From my experience, #1 is hard due to changing lighting and environment, inefficient or unsuccessful calibration procedures, and lack of data to adjust the camera well. #2 through 5 have lots of example code and tools to help process reasonably good images. #6 can be hard as well and really depends on the robot construction and sensors. Closing the loop with only a camera is tricky because cameras are slow and often noise due to mounting and measurement conditions.

So yes. Vision is not an easy problem, but if you control a few key factors, it can be solved pretty well by the typical FRC team, and there are many workable solutions. This makes it pretty good challenge for FRC, IMO.

Greg McKaskle

We used a program called TowerTracker last year to find the goal. We modified it slightly to fit our needs.
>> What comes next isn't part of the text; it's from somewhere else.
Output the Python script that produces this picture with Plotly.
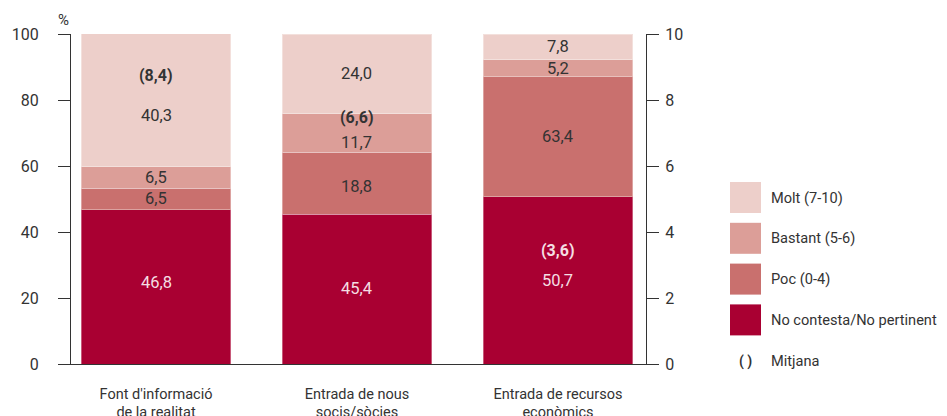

The program ran on our driver station - it received a video stream from the robot (mjpg streamer) and sent back data (angle, etc) to the robot over NetworkTables.

Github link

thank you all for the helpful info, I cant wait to show it to my teammates, our golf ball shooter for this years game will never miss a shot :stuck_out_tongue:

I’ll add a plug for my students’ work as well :

Hopefully this paper is a good overview of how things work without making you read the code. But you can read the code as well - links in the paper.

I highly recommend watching this video from Team 254 ( and reading through the presentation directly (

Thanks to Jared Russell and Tom Bottiglieri for sharing their experience!